In the preceding explanation of Gresham's law I have described the process which began to make itself felt as early as about 1810. The date itself is of importance, because some writers have explained the operation of Gresham's law and the disappearance of gold by causes*35 which can be admitted as the true ones only if the date were as late as 1819, the year when the English Resumption Act was passed. There are, however, indisputable proofs that the change in the relations of the two metals was apparent long before 1819, and, consequently, long before the English demand could have been felt. Mr. Lowndes introduced the question of the disappearance of gold from the currency by a resolution*36 in the lower house of Congress as early as November 27, 1818. Benton*37 distinctly sets an earlier date by stating that "it was not until the lapse of near twenty years after the adoption of the erroneous standard of 1792 that the circulation of that metal [gold], both foreign and domestic, became completely and totally extinguished in the United States." This would fix the time at about 1812. This is corroborated by Crawford,*38 Secretary of the Treasury, who asserts that a change in the relative values had taken place many years before 1820. When we recall that such a process as the substitution of one metal by another must be comparatively slow, especially in a new and sparsely settled country, the causes must have been at work some time before, if we read in a report to Congress in 1821: "On inquiry, they find that gold coins, both foreign and of the United States, have, in a great measure, disappeared."*39 It seems, therefore, to be clear that gold began to disappear as early as 1810, if not before, and that little of it was in circulation by 1818.*40 Indeed, since 1793 there existed in the relative values of gold and silver a strong reason why gold should not circulate in the United States, and why Mr. Lowndes should have said*41 in 1819: "It can scarcely be considered as having formed a material part of our money circulation for the last twenty-six years. In fact, the situation has been thus distinctly described:*42

"Our national gold coins were seldom if ever used as currency. Silver, which, by the act of 1792, rated quite as high as its commercial value, was the only national coin much used by our citizens. On our Northwestern and Southern frontiers, and in some Atlantic cities, foreigners occasionally scattered foreign gold coins. But these did not form any considerable portion of the circulating medium, except perhaps at the Southwest. As they were valued by weight, their circulation was highly inconvenient and often the subject of imposition. Their value was constantly fluctuating, according to the rates of exchange on Europe, where they were a legal tender in payment of balances due from us."

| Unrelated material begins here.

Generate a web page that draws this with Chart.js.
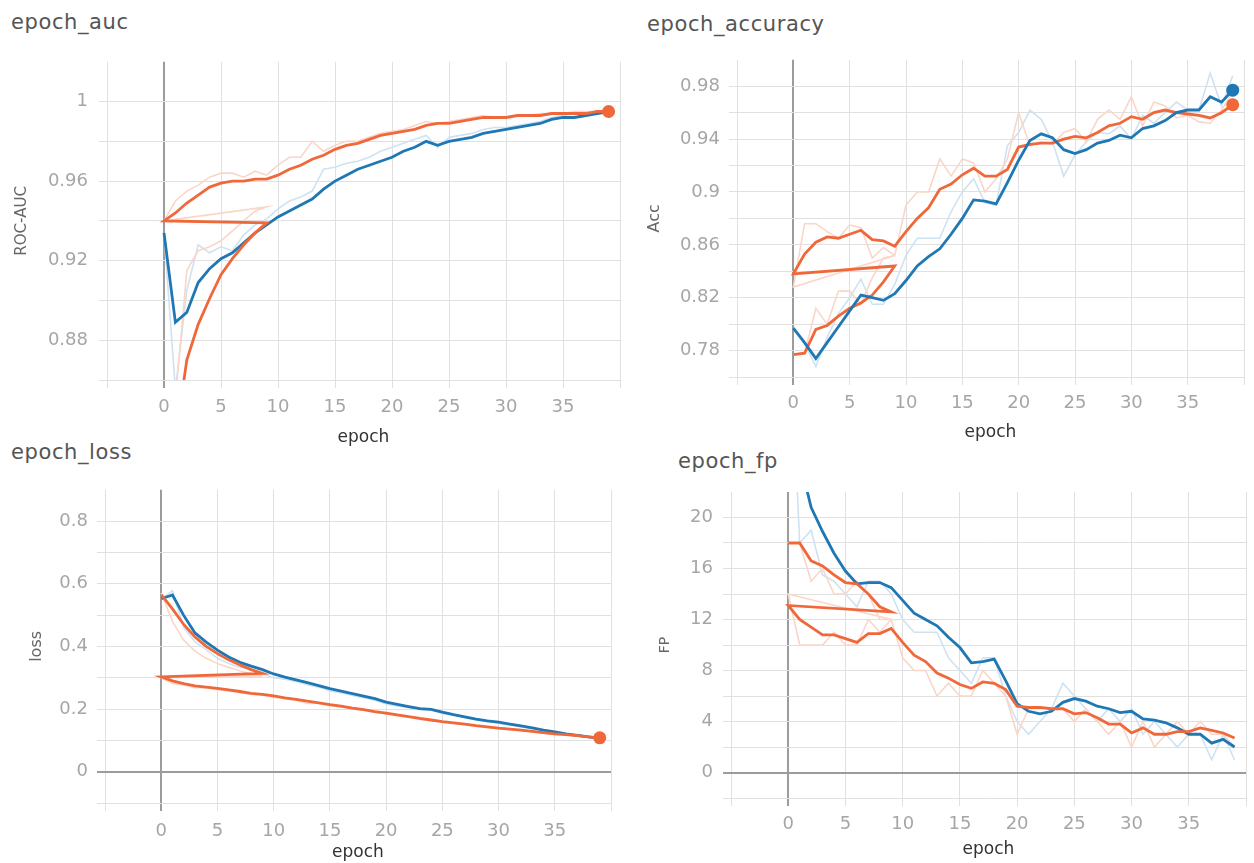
<!DOCTYPE html>
<html><head><meta charset="utf-8">
<script src="https://cdn.jsdelivr.net/npm/chart.js@4"></script>
<style>
html,body{margin:0;padding:0;background:#fff;width:1254px;height:863px;overflow:hidden;}
.t{position:absolute;font-family:"DejaVu Sans";font-size:21px;color:#555;letter-spacing:0.6px;line-height:24px;white-space:nowrap;}
.p{position:absolute;}
</style></head><body>
<div class="t" style="left:11px;top:10px">epoch_auc</div>
<div class="t" style="left:647px;top:12px">epoch_accuracy</div>
<div class="t" style="left:11px;top:440px">epoch_loss</div>
<div class="t" style="left:678px;top:449px">epoch_fp</div>
<div class="p" style="left:0;top:40px;width:630px;height:420px"><canvas id="c1"></canvas></div>
<div class="p" style="left:630px;top:40px;width:624px;height:420px"><canvas id="c2"></canvas></div>
<div class="p" style="left:0;top:470px;width:630px;height:393px"><canvas id="c3"></canvas></div>
<div class="p" style="left:630px;top:470px;width:624px;height:393px"><canvas id="c4"></canvas></div>
<script>
// ---------- categories ----------
const epochs = [0,1,2,3,4,5,6,7,8,9,10,11,12,13,14,15,16,17,18,19,20,21,22,23,24,25,26,27,28,29,30,31,32,33,34,35,36,37,38,39];
const runAEpochs = [0,1,2,3,4,5,6,7,8,9];

// ---------- tick values / labels ----------
const xTicks = [-5,0,5,10,15,20,25,30,35,40];
const xLabelVals = [0,5,10,15,20,25,30,35];
const xLabelText = ['0','5','10','15','20','25','30','35'];

const aucYTicks = [0.86,0.88,0.90,0.92,0.94,0.96,0.98,1.00,1.02];
const aucYLabelVals = [0.88,0.92,0.96,1.00];
const aucYLabelText = ['0.88','0.92','0.96','1'];

const accYTicks = [0.76,0.78,0.80,0.82,0.84,0.86,0.88,0.90,0.92,0.94,0.96,0.98,1.00];
const accYLabelVals = [0.78,0.82,0.86,0.90,0.94,0.98];
const accYLabelText = ['0.78','0.82','0.86','0.9','0.94','0.98'];

const lossYTicks = [-0.1,0,0.1,0.2,0.3,0.4,0.5,0.6,0.7,0.8,0.9];
const lossYLabelVals = [0,0.2,0.4,0.6,0.8];
const lossYLabelText = ['0','0.2','0.4','0.6','0.8'];

const fpYTicks = [-2,0,2,4,6,8,10,12,14,16,18,20,22];
const fpYLabelVals = [0,4,8,12,16,20];
const fpYLabelText = ['0','4','8','12','16','20'];

// ---------- epoch_auc ----------
const aucBlueSmooth = [0.934,0.889,0.894,0.909,0.916,0.921,0.924,0.929,0.934,0.938,0.942,0.945,0.948,0.951,0.956,0.960,0.963,0.966,0.968,0.970,0.972,0.975,0.977,0.980,0.978,0.980,0.981,0.982,0.984,0.985,0.986,0.987,0.988,0.989,0.991,0.992,0.992,0.993,0.994,0.995];
const aucBlueRaw = [0.934,0.855,0.905,0.928,0.924,0.927,0.925,0.933,0.938,0.941,0.946,0.950,0.952,0.955,0.966,0.967,0.969,0.970,0.972,0.975,0.977,0.979,0.981,0.983,0.977,0.982,0.983,0.984,0.986,0.987,0.987,0.988,0.989,0.990,0.992,0.993,0.992,0.994,0.995,0.995];
const aucOrangeA = [0.740,0.830,0.870,0.888,0.901,0.913,0.921,0.928,0.934,0.939];
const aucOrangeB = [0.940,0.944,0.949,0.953,0.957,0.959,0.960,0.960,0.961,0.961,0.963,0.966,0.968,0.971,0.973,0.976,0.978,0.979,0.981,0.983,0.984,0.985,0.986,0.988,0.989,0.989,0.990,0.991,0.992,0.992,0.992,0.993,0.993,0.993,0.994,0.994,0.994,0.994,0.995,0.995];
const aucOrangeRawA = [0.700,0.850,0.915,0.925,0.927,0.930,0.935,0.940,0.945,0.947];
const aucOrangeRawB = [0.940,0.950,0.955,0.958,0.962,0.964,0.964,0.962,0.965,0.963,0.968,0.972,0.972,0.980,0.975,0.978,0.980,0.980,0.982,0.984,0.985,0.986,0.988,0.990,0.989,0.990,0.991,0.992,0.993,0.992,0.992,0.993,0.993,0.994,0.994,0.994,0.995,0.995,0.995,0.995];

// ---------- epoch_accuracy ----------
const accBlueSmooth = [0.797,0.786,0.774,0.786,0.798,0.810,0.822,0.820,0.818,0.823,0.833,0.844,0.851,0.857,0.868,0.880,0.894,0.893,0.891,0.907,0.924,0.939,0.944,0.941,0.932,0.929,0.932,0.937,0.939,0.943,0.941,0.948,0.950,0.954,0.960,0.962,0.962,0.972,0.968,0.977];
const accBlueRaw = [0.797,0.785,0.768,0.790,0.808,0.820,0.834,0.815,0.815,0.830,0.852,0.865,0.865,0.865,0.885,0.900,0.910,0.892,0.890,0.935,0.945,0.962,0.955,0.938,0.912,0.928,0.938,0.945,0.944,0.950,0.940,0.958,0.952,0.960,0.968,0.962,0.962,0.990,0.965,0.988];
const accOrangeA = [0.777,0.778,0.796,0.799,0.806,0.812,0.816,0.822,0.832,0.844];
const accOrangeB = [0.838,0.853,0.862,0.866,0.865,0.868,0.871,0.864,0.863,0.859,0.870,0.880,0.888,0.902,0.906,0.913,0.918,0.912,0.912,0.917,0.934,0.936,0.937,0.937,0.940,0.942,0.941,0.945,0.950,0.952,0.957,0.955,0.960,0.962,0.960,0.959,0.958,0.956,0.960,0.966];
const accOrangeRawA = [0.777,0.778,0.812,0.800,0.825,0.825,0.815,0.835,0.850,0.852];
const accOrangeRawB = [0.828,0.876,0.876,0.870,0.865,0.875,0.873,0.850,0.858,0.852,0.890,0.900,0.900,0.925,0.912,0.925,0.922,0.900,0.910,0.925,0.960,0.935,0.938,0.936,0.945,0.948,0.938,0.955,0.962,0.955,0.972,0.950,0.968,0.965,0.956,0.958,0.953,0.952,0.962,0.975];

// ---------- epoch_loss ----------
const lossBlueSmooth = [0.552,0.564,0.499,0.443,0.414,0.388,0.366,0.349,0.337,0.326,0.312,0.302,0.293,0.284,0.275,0.265,0.257,0.249,0.241,0.233,0.222,0.215,0.208,0.201,0.199,0.190,0.182,0.175,0.168,0.162,0.158,0.152,0.146,0.140,0.133,0.127,0.121,0.116,0.111,0.106];
const lossBlueRaw = [0.550,0.578,0.460,0.415,0.390,0.362,0.345,0.333,0.328,0.312,0.300,0.295,0.288,0.278,0.270,0.258,0.252,0.243,0.236,0.228,0.216,0.210,0.204,0.198,0.197,0.186,0.180,0.172,0.165,0.160,0.155,0.150,0.143,0.137,0.130,0.124,0.119,0.114,0.109,0.105];
const lossOrangeA = [0.565,0.520,0.470,0.430,0.400,0.377,0.357,0.341,0.326,0.314];
const lossOrangeB = [0.303,0.290,0.281,0.274,0.270,0.266,0.261,0.256,0.250,0.247,0.242,0.236,0.231,0.225,0.220,0.214,0.209,0.203,0.198,0.192,0.187,0.181,0.176,0.170,0.165,0.160,0.156,0.152,0.147,0.143,0.139,0.136,0.133,0.129,0.125,0.121,0.118,0.115,0.111,0.108];
const lossOrangeRawA = [0.570,0.480,0.420,0.385,0.362,0.345,0.333,0.322,0.312,0.306];
const lossOrangeRawB = [0.300,0.282,0.277,0.268,0.268,0.262,0.258,0.252,0.247,0.245,0.238,0.233,0.228,0.218,0.219,0.211,0.207,0.200,0.196,0.189,0.185,0.178,0.175,0.167,0.163,0.158,0.155,0.150,0.145,0.141,0.137,0.135,0.131,0.127,0.123,0.119,0.117,0.113,0.110,0.107];

// ---------- epoch_fp ----------
const fpBlueSmooth = [30.0,24.5,20.8,18.9,17.2,15.8,14.8,14.9,14.9,14.5,13.5,12.5,12.0,11.5,10.6,9.8,8.6,8.7,8.9,7.2,5.4,4.8,4.6,4.8,5.5,5.8,5.6,5.2,5.0,4.7,4.8,4.2,4.1,3.9,3.5,3.0,3.0,2.3,2.6,2.0];
const fpBlueRaw = [38,18,19,15.5,15,14,13,15,15,14,12,11,11,11,9,8,7,9,9,6,4,3,4,5,7,6,5,4,5,4,5,3,4,3,2,3,3,1,3,1];
const fpOrangeA = [18.0,18.0,16.6,16.2,15.5,14.9,14.8,14.0,13.0,12.6];
const fpOrangeB = [13.1,12.0,11.4,10.8,10.8,10.5,10.2,10.9,10.9,11.3,10.2,9.2,8.7,7.8,7.4,6.9,6.6,7.1,7.0,6.5,5.2,5.1,5.1,5.0,5.0,4.6,4.7,4.3,3.8,3.8,3.1,3.5,3.0,3.0,3.2,3.2,3.5,3.3,3.1,2.7];
const fpOrangeRawA = [18,18,15,16,14,14,15,14,12,12];
const fpOrangeRawB = [14,10,10,10,11,10,10,12,11,12,9,8,8,6,7,6,6,8,7,6,3,5,5,5,5,4,5,4,3,4,2,4,2,3,4,3,4,3,3,2];

// ---------- styling ----------
const BLUE = '#1f77b4', ORANGE = '#f0683a';
const BLUE_RAW = '#cfe2f2', ORANGE_RAW = '#fad6c9';
const GRID = '#e0e0e0', ZERO = '#9c9c9c';
const FONT = 'DejaVu Sans';

function pts(xs, ys){ return xs.map((x,i)=>({x:x, y:ys[i]})); }
function line(data, color, width, dot){
  const n = data.length;
  return {data:data, borderColor:color, backgroundColor:color, borderWidth:width,
    pointRadius: dot ? (c => c.dataIndex === n-1 ? 6.5 : 0) : 0,
    pointHoverRadius:0, pointBorderWidth:0, pointBackgroundColor:color,
    tension:0, fill:false};
}
function labelFn(vals, texts){ return v => { const i = vals.indexOf(v); return i >= 0 ? texts[i] : ''; }; }

function makeChart(id, o){
  const yMax = o.yTicks[o.yTicks.length-1];
  new Chart(document.getElementById(id), {
    type:'line',
    data:{datasets:o.datasets},
    options:{
      responsive:true, maintainAspectRatio:false, animation:false, events:[],
      layout:{padding:o.padding},
      plugins:{legend:{display:false}, tooltip:{enabled:false}},
      scales:{
        x:{type:'linear', min:-5, max:40,
          afterBuildTicks: s => { s.ticks = xTicks.map(v=>({value:v})); },
          afterFit: s => { s.height = o.xHeight; },
          ticks:{autoSkip:false, maxRotation:0, padding:o.xLabelPad, color:'#a6a6a6',
            font:{family:FONT, size:18}, callback: labelFn(xLabelVals, xLabelText)},
          grid:{tickLength:8, color: c => c.tick && c.tick.value === 0 ? ZERO : GRID,
            lineWidth: c => c.tick && c.tick.value === 0 ? 2 : 1},
          border:{display:false},
          title:{display:true, text:'epoch', color:'#333', font:{family:FONT, size:17},
            padding:{top:0, bottom:o.xTitlePad}}
        },
        y:{type:'linear', min:o.yTicks[0], max:yMax,
          afterBuildTicks: s => { s.ticks = o.yTicks.map(v=>({value:v})); },
          afterFit: s => { s.width = o.yWidth; },
          ticks:{autoSkip:false, padding:o.yLabelPad, color:'#a6a6a6',
            font:{family:FONT, size:18}, callback: labelFn(o.yLabelVals, o.yLabelText)},
          grid:{tickLength:8,
            color: c => !c.tick ? GRID : (c.tick.value === 0 ? ZERO : (c.tick.value === yMax ? 'rgba(0,0,0,0)' : GRID)),
            lineWidth: c => c.tick && c.tick.value === 0 ? 2 : 1},
          border:{display:false},
          title:{display:true, text:o.yTitle, color:'#666', font:{family:FONT, size:o.yTitleSize},
            padding:{top:o.yTitlePad, bottom:0}}
        }
      }
    }
  });
}

makeChart('c1', {
  padding:{left:0, right:10, top:15, bottom:0}, yWidth:107, xHeight:80,
  xLabelPad:9, xTitlePad:12, yLabelPad:11, yTitle:'ROC-AUC', yTitleSize:15, yTitlePad:13,
  yTicks:aucYTicks, yLabelVals:aucYLabelVals, yLabelText:aucYLabelText,
  datasets:[
    line(pts(runAEpochs, aucOrangeA).concat(pts(epochs, aucOrangeB)), ORANGE, 2.8, true),
    line(pts(epochs, aucBlueSmooth), BLUE, 2.8, false),
    line(pts(runAEpochs, aucOrangeRawA).concat(pts(epochs, aucOrangeRawB)), ORANGE_RAW, 1.6, false),
    line(pts(epochs, aucBlueRaw), BLUE_RAW, 1.6, false)
  ]
});

makeChart('c2', {
  padding:{left:0, right:10, top:18, bottom:0}, yWidth:107, xHeight:83,
  xLabelPad:8, xTitlePad:17, yLabelPad:9, yTitle:'Acc', yTitleSize:16, yTitlePad:15,
  yTicks:accYTicks, yLabelVals:accYLabelVals, yLabelText:accYLabelText,
  datasets:[
    line(pts(epochs, accBlueSmooth), BLUE, 2.8, true),
    line(pts(runAEpochs, accOrangeA).concat(pts(epochs, accOrangeB)), ORANGE, 2.8, true),
    line(pts(runAEpochs, accOrangeRawA).concat(pts(epochs, accOrangeRawB)), ORANGE_RAW, 1.6, false),
    line(pts(epochs, accBlueRaw), BLUE_RAW, 1.6, false)
  ]
});

makeChart('c3', {
  padding:{left:0, right:19, top:13, bottom:0}, yWidth:105, xHeight:60,
  xLabelPad:10, xTitlePad:0, yLabelPad:9, yTitle:'loss', yTitleSize:16, yTitlePad:27,
  yTicks:lossYTicks, yLabelVals:lossYLabelVals, yLabelText:lossYLabelText,
  datasets:[
    line(pts(runAEpochs, lossOrangeA).concat(pts(epochs, lossOrangeB)), ORANGE, 2.8, true),
    line(pts(epochs, lossBlueSmooth), BLUE, 2.8, false),
    line(pts(runAEpochs, lossOrangeRawA).concat(pts(epochs, lossOrangeRawB)), ORANGE_RAW, 1.6, false),
    line(pts(epochs, lossBlueRaw), BLUE_RAW, 1.6, false)
  ]
});

makeChart('c4', {
  padding:{left:0, right:5, top:22, bottom:0}, yWidth:101, xHeight:65,
  xLabelPad:8, xTitlePad:3, yLabelPad:10, yTitle:'FP', yTitleSize:14, yTitlePad:27,
  yTicks:fpYTicks, yLabelVals:fpYLabelVals, yLabelText:fpYLabelText,
  datasets:[
    line(pts(runAEpochs, fpOrangeA).concat(pts(epochs, fpOrangeB)), ORANGE, 2.8, false),
    line(pts(epochs, fpBlueSmooth), BLUE, 2.8, false),
    line(pts(runAEpochs, fpOrangeRawA).concat(pts(epochs, fpOrangeRawB)), ORANGE_RAW, 1.6, false),
    line(pts(epochs, fpBlueRaw), BLUE_RAW, 1.6, false)
  ]
});
</script>
</body></html>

In fact, the result of careful inquiry reveals to us that gold coins were seldom seen during the largest part of this period from 1792 to 1834. Even when bank-paper was used, the reserves of the banks were generally in silver, not in gold.*43 Whatever the cause of the change in the relative values, certain it is that gold disappeared, and that the United States had but a single silver currency as early as 1817, and probably earlier.


These conclusions are fortified by the returns of gold and silver coinage at the United States Mint. In the exposition of Gresham's law it was explained that the metal which had fallen in value would be presented at the Mint to be coined, while the dearer metal would go into the melting-pot, or be exported. Inasmuch as silver had fallen in value relatively to gold, it was to be expected that, to some extent, even in a new community where specie was scarce, silver would be brought to the Mint in preference to gold. And this is what we find to be the fact. After 1805 the coinage of silver distinctly increased, without an increase of gold coinage, while soon after the war of 1812 the coinage of gold almost entirely ceased, but the issue of silver coins steadily multiplied during the remainder of this period. This can be most easily seen in Chart II. The length of the dark lines away from the perpendicular line shows the value of gold coined (estimated in dollars) each year,*44 while the open lines, extending in an opposite direction, show the same for silver.*45 So distinct a change in the relative amounts of gold and silver coinage since 1805 is in itself cumulative proof that there was such a variation of the market from the Mint ratio as to send silver to the Mint for coinage in preference to gold as early as 1806. And this, too, although American dollar pieces ceased to be sent out from the Mint after 1805, and were not coined from that time to 1836. The mass of silver coins issued were in the form of half-dollars, which contained proportionally the same weight of silver as the dollar piece.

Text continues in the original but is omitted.